Some of my favorite commands are 'find' and the loop commands such as 'for', 'while' and 'until'. 'Find' is great for finding files (genius, I know). This command is really helpful for servers with multiple users (because people tend to move files around and then forget where they have put them) and for doing things with all files in a directory and its child directories (such as moving all of your raw reads scattered in a project folder to another volume). Loop commands are really nice for bioinformatics tools that do not accept multiple inputs (mostly newer tools that haven't been through version changes). Instead of running the command to use a tool over and over again for each of your input files (ex. if you have 2+ samples that you want to process), you can just create a Bash loop once to call the command and set it up to give a new input each iteration.

Command Line Language:
I use AWK all of the time. Most of the files that are output for bioinformatics tools or files that you would download from a public depository are in a spreadsheet-like format - meaning they have rows and columns. AWK is a great manipulator for data in this format and it is faster than writing a Perl script to input a file and read each line to blahblahblah. You get my point.

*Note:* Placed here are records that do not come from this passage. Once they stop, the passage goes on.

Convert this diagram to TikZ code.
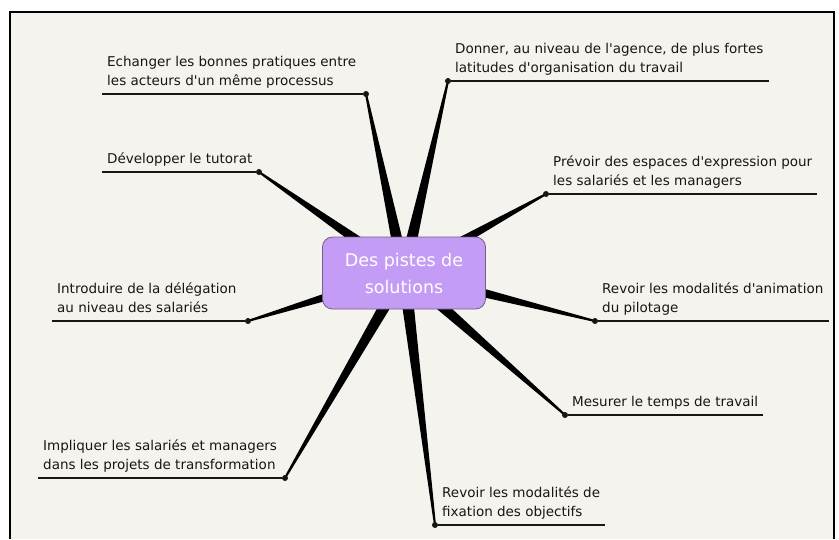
\documentclass[tikz,border=0pt]{standalone}
\usepackage{fontspec}
\setmainfont{DejaVu Sans}
\usetikzlibrary{calc}
\definecolor{paper}{RGB}{244,243,237}
\definecolor{lilac}{RGB}{197,156,245}
\definecolor{lilacborder}{RGB}{115,95,130}
\definecolor{ink}{RGB}{22,22,22}
\tikzstyle{hub} = [draw=lilacborder, fill=lilac, line width=0.8pt, rounded corners=10pt, minimum width=163pt, minimum height=72pt, align=center, text=white, font=\fontsize{17.5}{27}\selectfont]
\tikzstyle{idea} = [anchor=south west, align=left, inner xsep=5pt, inner ysep=3pt, text=ink, font=\fontsize{13.5}{18.5}\selectfont, execute at end node=\strut]
\tikzstyle{knot} = [circle, fill=ink, inner sep=0pt, minimum size=6pt]
\tikzstyle{underline} = [draw=ink, line width=1.1pt]
\pgfdeclarelayer{paper}
\pgfdeclarelayer{background}
\pgfsetlayers{paper,background,main}
\begin{document}
\begin{tikzpicture}[x=1pt, y=-1pt]
    \useasboundingbox (0,0) rectangle (839,539);

    % Place nodes
    \node [hub] (hub) at (404,273) {Des pistes de\\solutions};
    \node [knot] (k1) at (366,94) {};
    \node [knot] (k2) at (259,172) {};
    \node [knot] (k3) at (248,321) {};
    \node [knot] (k4) at (285,478) {};
    \node [knot] (k5) at (448,81) {};
    \node [knot] (k6) at (546,194) {};
    \node [knot] (k7) at (595,321) {};
    \node [knot] (k8) at (565,415) {};
    \node [knot] (k9) at (435,525) {};
    \node [idea] (echanger) at (102,94) {Echanger les bonnes pratiques entre\\les acteurs d\textquotesingle un même processus};
    \node [idea] (tutorat) at (102,172) {Développer le tutorat};
    \node [idea] (delegation) at (52,321) {Introduire de la délégation\\au niveau des salariés};
    \node [idea] (impliquer) at (38,478) {Impliquer les salariés et managers\\dans les projets de transformation};
    \node [idea] (donner) at (450,81) {Donner, au niveau de l\textquotesingle agence, de plus fortes\\latitudes d\textquotesingle organisation du travail};
    \node [idea] (prevoir) at (548,194) {Prévoir des espaces d\textquotesingle expression pour\\les salariés et les managers};
    \node [idea] (animation) at (597,321) {Revoir les modalités d\textquotesingle animation\\du pilotage};
    \node [idea] (mesurer) at (567,415) {Mesurer le temps de travail};
    \node [idea] (fixation) at (437,525) {Revoir les modalités de\\fixation des objectifs};

    % Draw edges
    \path [underline] (echanger.south west) -- (k1);
    \path [underline] (tutorat.south west) -- (k2);
    \path [underline] (delegation.south west) -- (k3);
    \path [underline] (impliquer.south west) -- (k4);
    \path [underline] (k5) -- (donner.south east);
    \path [underline] (k6) -- (prevoir.south east);
    \path [underline] (k7) -- (animation.south east);
    \path [underline] (k8) -- (mesurer.south east);
    \path [underline] (k9) -- (fixation.south east);

    % Tapered branches go behind the hub, the sheet behind everything
    \begin{pgfonlayer}{background}
        \foreach \i in {1,...,9}
            \fill [black] ($(hub.center)!6.5pt!90:(k\i)$) -- ($(k\i)!1pt!-90:(hub.center)$)
                -- ($(k\i)!1pt!90:(hub.center)$) -- ($(hub.center)!6.5pt!-90:(k\i)$) -- cycle;
    \end{pgfonlayer}
    \begin{pgfonlayer}{paper}
        \fill [paper] (10,12) rectangle (834,539);
        \draw [line width=1.2pt] (10,539) -- (10,12) -- (834,12) -- (834,539);
    \end{pgfonlayer}
\end{tikzpicture}
\end{document}
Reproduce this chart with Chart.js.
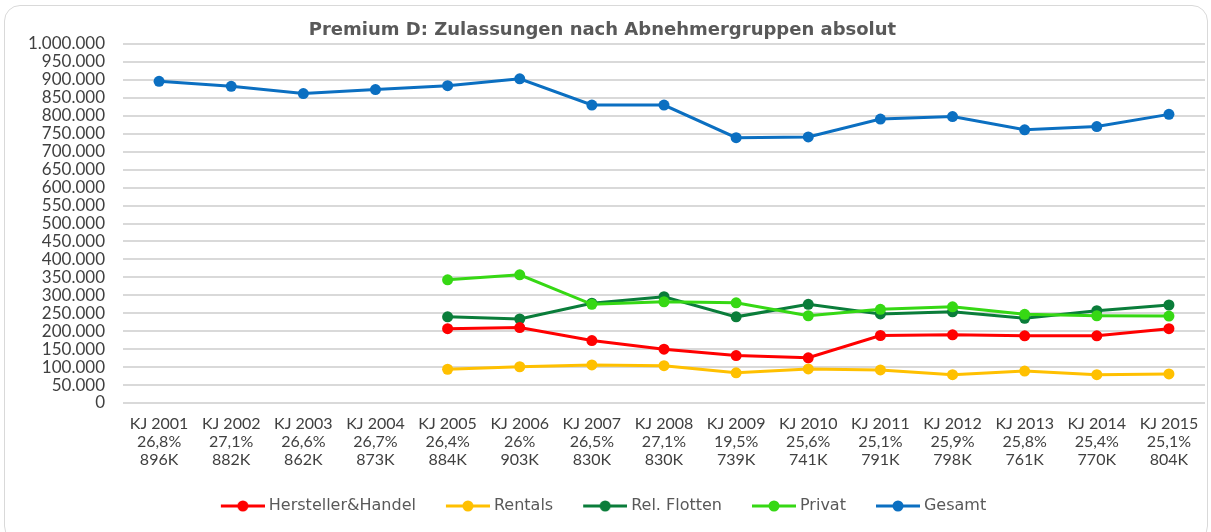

Now I feel the need to address 'manipulator for data' since out of context this phrase could sound like I am changing data. I am absolutely not changing any data, but instead maybe changing the column order or data type. For example: A chromosome column may have chromosome denoted as either 'chr1' or '1'. They both mean chromosome 1, but their data types are different since 'chr1' is a string and '1' is an integer. Data tools hate when you mix data types which is why data type sometimes needs to be manipulated so that every time a chromosome is denoted it is always denoted in the same way (data type).

Bioinformatics pipelines change so often as new tools are created that output from one tool may not be formatted for input into another tool (i.e. output for column 1 should be in column 4 as input for the next tool). With AWK you can fix all of these things with a quick script and it has a fast execution.

SED is fairly comparable to AWK, I just happen to use AWK most of the time.

R - or (said with a pirate accent) AARRRR
R is an incredible environment for executing statistics and creating really nice graphics and visuals with your data. PLUS, there has been a real effort to make its use REPRODUCIBLE (insert angels singing). I'm just going to stop there because there are lots of dedicated R users who will tell of the glories of R. Just know it is definitely worth your while to learn!

So to summarize, if you want to just use bioinformatics tools you will benefit heavily from command, a command line language such as AWK and a great statistical environment with graphics capabilities like R. Every other step in a pipeline will be filled with a tool which is pretty much plug and play with different parameters (or arguments) that you should become fairly familiar with.

Disclaimer: The above post makes bioinformatics sound "easy". I am sorry to say that it probably won't be "easy". Any decent data scientist will tell you that data anything just isn't as easy as we tend to describe it. Data are messy and data tools can be a mess too. Cleaning up messes is really frustrating. So if you feel like you are wrangling cats, then you are probably doing it right.